L'ouverture, en 2013, du premier restaurant d’Hôtel péruvien, l’ « INKA » dans le 1K, complète un parcours d’une rare densité et d’une belle intensité. « Réinterpréter la cuisine péruvienne, équilibrer les palais entre les deux clientèles : deux missions enrichissantes ». Celui qui aime appartenir à la grande famille des chefs apprécie les échanges : « Quand on porte notre veste, nos médailles, les gens nous regardent comme des messies ». Depuis 2019, au FANFAN, le trentenaire bien dans son temps qui maîtrise les gastronomies sud-américaine, française et végétarienne exprime son style métissé, articulé autour de points d’ancrage ou pointes d’altérité entre la technicité hexagonale et certains éléments asiatiques (chinois, japonais, coréen).        

Mieux, cette fluidité contemporaine à la fois cosmopolite et singulière associe les goûts d’ailleurs et celui de l’ailleurs où les altérités s’harmonisent dans des chocs créatifs pensés en toute rigueur. « Une blanquette de veau m’ennuie. J’aime jouer, on est là pour s’amuser en cuisine. C’est ce que je dis toujours à mes gars. De chaque voyage, je rapporte un goût ». Julien BURBAUD customise le poulpe, prolétaire et noble, croustillant et fondant, tendre et profond. Les épices et les condiments twistent. Un wagyu japonais matche avec un basilic thaï et du citron caviar.
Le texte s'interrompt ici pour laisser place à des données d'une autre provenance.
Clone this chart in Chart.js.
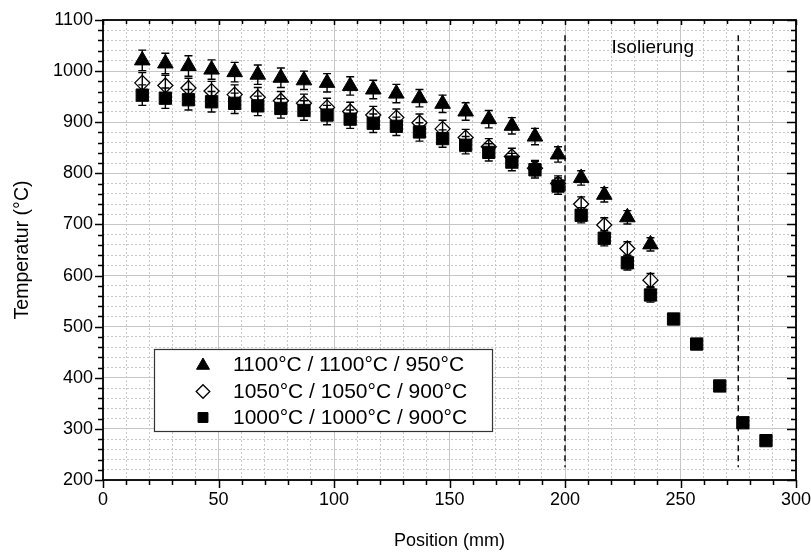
<!DOCTYPE html>
<html><head><meta charset="utf-8">
<script src="https://cdn.jsdelivr.net/npm/chart.js@4.4.0/dist/chart.umd.min.js"></script>
<style>html,body{margin:0;padding:0;background:#fff}#wrap{width:811px;height:552px}</style>
</head><body><div id="wrap"><canvas id="c" width="811" height="552"></canvas></div>
<script>
// ---- data ----
const positionsShort = [17,27,37,47,57,67,77,87,97,107,117,127,137,147,157,167,177,187,197,207,217,227,237];
const positionsLong = [17,27,37,47,57,67,77,87,97,107,117,127,137,147,157,167,177,187,197,207,217,227,237,247,257,267,277,287];
const temp1100 = [1021,1015,1010,1003,998,993,987,982,977,971,964,956,947,936,921,906,893,872,837,791,758,714,661];
const err1100  = [20,20,20,19,19,19,19,18,18,18,18,18,17,17,17,17,16,16,15,14,14,13,13];
const temp1050 = [977,972,967,961,954,949,942,937,929,921,914,909,899,887,870,852,833,810,780,740,699,653,591];
const err1050  = [20,20,19,19,19,19,18,18,18,18,17,17,17,17,16,16,16,15,15,14,14,13,13];
const temp1000 = [953,947,944,940,937,932,927,923,914,906,898,892,881,868,855,841,822,807,775,718,673,625,562,515,466,384,312,277];
const err1000  = [20,20,20,20,20,19,19,19,19,18,18,18,18,17,17,17,17,16,16,15,15,14,14,6,6,5,5,5];
const seriesLabels = ['1100°C / 1100°C / 950°C','1050°C / 1050°C / 900°C','1000°C / 1000°C / 900°C'];
const insulationX = [200, 275];
const insulationYRange = [1070, 225];
const insulationLabel = 'Isolierung';
const insulationLabelPos = [238, 1045];
const xTitle = 'Position (mm)';
const yTitle = 'Temperatur (°C)';

const FONT = '"Liberation Sans", Arial, sans-serif';

function pts(xs, ys){ return xs.map((x,i)=>({x:x, y:ys[i]})); }

const datasets = [
  {label:seriesLabels[0], data:pts(positionsShort,temp1100), errors:err1100, pointStyle:'triangle', pointRadius:9,
   backgroundColor:'#000', borderColor:'#000', borderWidth:1, order:3, showLine:false, legendRadius:7.5},
  {label:seriesLabels[1], data:pts(positionsShort,temp1050), errors:err1050, pointStyle:'rectRot', pointRadius:7.5,
   backgroundColor:'#fff', borderColor:'#000', borderWidth:1.3, order:2, showLine:false, legendRadius:6.8},
  {label:seriesLabels[2], data:pts(positionsLong,temp1000), errors:err1000, pointStyle:'rect', pointRadius:8.7,
   backgroundColor:'#000', borderColor:'#000', borderWidth:1, order:1, showLine:false, legendRadius:7}
];
insulationX.forEach(xv=>{
  datasets.push({type:'line', isGuide:true, data:[{x:xv,y:insulationYRange[0]},{x:xv,y:insulationYRange[1]}],
    borderColor:'#000', borderWidth:1.4, borderDash:[6,4], pointRadius:0, showLine:true, fill:false, order:10});
});

function drawMarker(ctx, style, r, x, y, fill, stroke, bw){
  ctx.save();
  ctx.fillStyle = fill; ctx.strokeStyle = stroke; ctx.lineWidth = bw;
  if (Chart.helpers && Chart.helpers.drawPoint){
    Chart.helpers.drawPoint(ctx, {pointStyle:style, radius:r, borderWidth:bw, rotation:0}, x, y);
  }
  ctx.restore();
}

const errorBarPlugin = {
  id:'errorBars',
  afterDatasetsDraw(chart){
    const ctx = chart.ctx, ys = chart.scales.y;
    ctx.save();
    ctx.strokeStyle = '#000'; ctx.lineWidth = 1.4;
    chart.data.datasets.forEach((ds, di)=>{
      if (!ds.errors) return;
      const meta = chart.getDatasetMeta(di);
      meta.data.forEach((el, i)=>{
        const e = ds.errors[i]; const v = ds.data[i].y;
        const x = el.x;
        const yt = ys.getPixelForValue(v + e), yb = ys.getPixelForValue(v - e), yc = el.y;
        ctx.beginPath();
        ctx.moveTo(x, yc); ctx.lineTo(x, yt);
        ctx.moveTo(x, yc); ctx.lineTo(x, yb);
        ctx.moveTo(x-4, yt); ctx.lineTo(x+4, yt);
        ctx.moveTo(x-4, yb); ctx.lineTo(x+4, yb);
        ctx.stroke();
      });
    });
    ctx.restore();
  }
};

const framePlugin = {
  id:'frame',
  afterDraw(chart){
    const ctx = chart.ctx, a = chart.chartArea, xs = chart.scales.x, ys = chart.scales.y;
    ctx.save();
    ctx.strokeStyle = '#000'; ctx.lineWidth = 1.5;
    ctx.beginPath();
    for (let v = ys.min; v <= ys.max + 0.001; v += 20){
      const p = Math.round(ys.getPixelForValue(v)) + 0.5;
      const major = v % 100 === 0;
      ctx.moveTo(a.left, p); ctx.lineTo(a.left - (major ? 8 : 5), p);
      ctx.moveTo(a.right, p); ctx.lineTo(a.right - (major ? 9 : 5), p);
    }
    for (let v = xs.min; v <= xs.max + 0.001; v += 10){
      const p = Math.round(xs.getPixelForValue(v)) + 0.5;
      const major = v % 50 === 0;
      ctx.moveTo(p, a.bottom); ctx.lineTo(p, a.bottom + (major ? 8 : 5));
      ctx.moveTo(p, a.top); ctx.lineTo(p, a.top + (major ? 5 : 4));
    }
    ctx.stroke();
    ctx.lineWidth = 1.8;
    ctx.strokeRect(a.left, a.top, a.right - a.left, a.bottom - a.top);
    ctx.fillStyle = '#000';
    ctx.font = '19px ' + FONT;
    ctx.textAlign = 'center'; ctx.textBaseline = 'middle';
    ctx.fillText(insulationLabel, xs.getPixelForValue(insulationLabelPos[0]), ys.getPixelForValue(insulationLabelPos[1]));
    const bx = a.left + 51, by = a.top + 329, bw = 338, bh = 82;
    ctx.fillStyle = '#fff';
    ctx.fillRect(bx, by, bw, bh);
    ctx.lineWidth = 1.2; ctx.strokeStyle = '#333';
    ctx.strokeRect(bx + 0.5, by + 0.5, bw, bh);
    const rows = [15, 42.5, 68.5];
    ctx.font = '21px ' + FONT; ctx.textAlign = 'left'; ctx.textBaseline = 'middle';
    chart.data.datasets.filter(d=>!d.isGuide).forEach((d, i)=>{
      const yy = by + rows[i];
      drawMarker(ctx, d.pointStyle, d.legendRadius, bx + 49, yy + (d.pointStyle==='triangle'?1.5:0), d.backgroundColor, d.borderColor, d.borderWidth);
      ctx.fillStyle = '#000';
      ctx.fillText(d.label, bx + 79, yy + 1);
    });
    ctx.restore();
  }
};

new Chart(document.getElementById('c'), {
  type:'scatter',
  data:{datasets:datasets},
  options:{
    responsive:false, animation:false, devicePixelRatio:1, events:[],
    layout:{padding:{top:20, right:0, left:0, bottom:0}},
    plugins:{legend:{display:false}, tooltip:{enabled:false}},
    scales:{
      x:{type:'linear', min:0, max:300,
        afterFit(s){ s.height = 72; s.paddingRight = 15; s.paddingLeft = 0; },
        ticks:{stepSize:10, autoSkip:false, maxRotation:0, padding:9, color:'#000',
          font:{family:FONT, size:18}, callback:v=> (v % 50 === 0 ? v : '')},
        grid:{drawTicks:false, lineWidth:1,
          color:c=> (c.tick && c.tick.value % 50 === 0) ? '#c6c6c6' : '#c8c8c8'},
        border:{display:false, dash:c=> (c.tick && c.tick.value % 50 !== 0) ? [2,2] : []},
        title:{display:true, text:xTitle, color:'#000', font:{family:FONT, size:18}, padding:{top:14, bottom:0}}
      },
      y:{type:'linear', min:200, max:1100,
        afterFit(s){ s.width = 103; s.paddingTop = 0; s.paddingBottom = 0; },
        ticks:{stepSize:20, autoSkip:false, padding:10, color:'#000',
          font:{family:FONT, size:18}, callback:v=> (v % 100 === 0 ? v : '')},
        grid:{drawTicks:false, lineWidth:1,
          color:c=> (c.tick && c.tick.value % 100 === 0) ? '#c6c6c6' : '#c8c8c8'},
        border:{display:false, dash:c=> (c.tick && c.tick.value % 100 !== 0) ? [2,2] : []},
        title:{display:true, text:yTitle, color:'#000', font:{family:FONT, size:19.5}, padding:{top:11, bottom:0}}
      }
    }
  },
  plugins:[errorBarPlugin, framePlugin]
});
</script>
</body></html>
Le gras s’évanouit derrière la fraîcheur. Les bouchées doublent. Le feuille-à-feuille de pomme de terre fétichise la fève tonka. Le yuzu/avocat/thé Matcha provoque. « Je ne veux pas de produits nobles. L’Asie appelle des textures, des goûts, des épures, montées et descentes ». Julien BURBAUD risque le calme des jus, le mouvement des piments, les niveaux de modularité de l’acidité. « Pas d’ennui à table, de la parole, l’intensité du moment ». La mise en bouche interpelle tel un fragment de promesses.
 
La mignardise cristallise la mémorisation de la dernière bouchée. Un fin cercle de meringue au charbon végétal sourit à la violette et charnue Kalamata. Une aventure déconnectée, une expérience suspendue, une paix.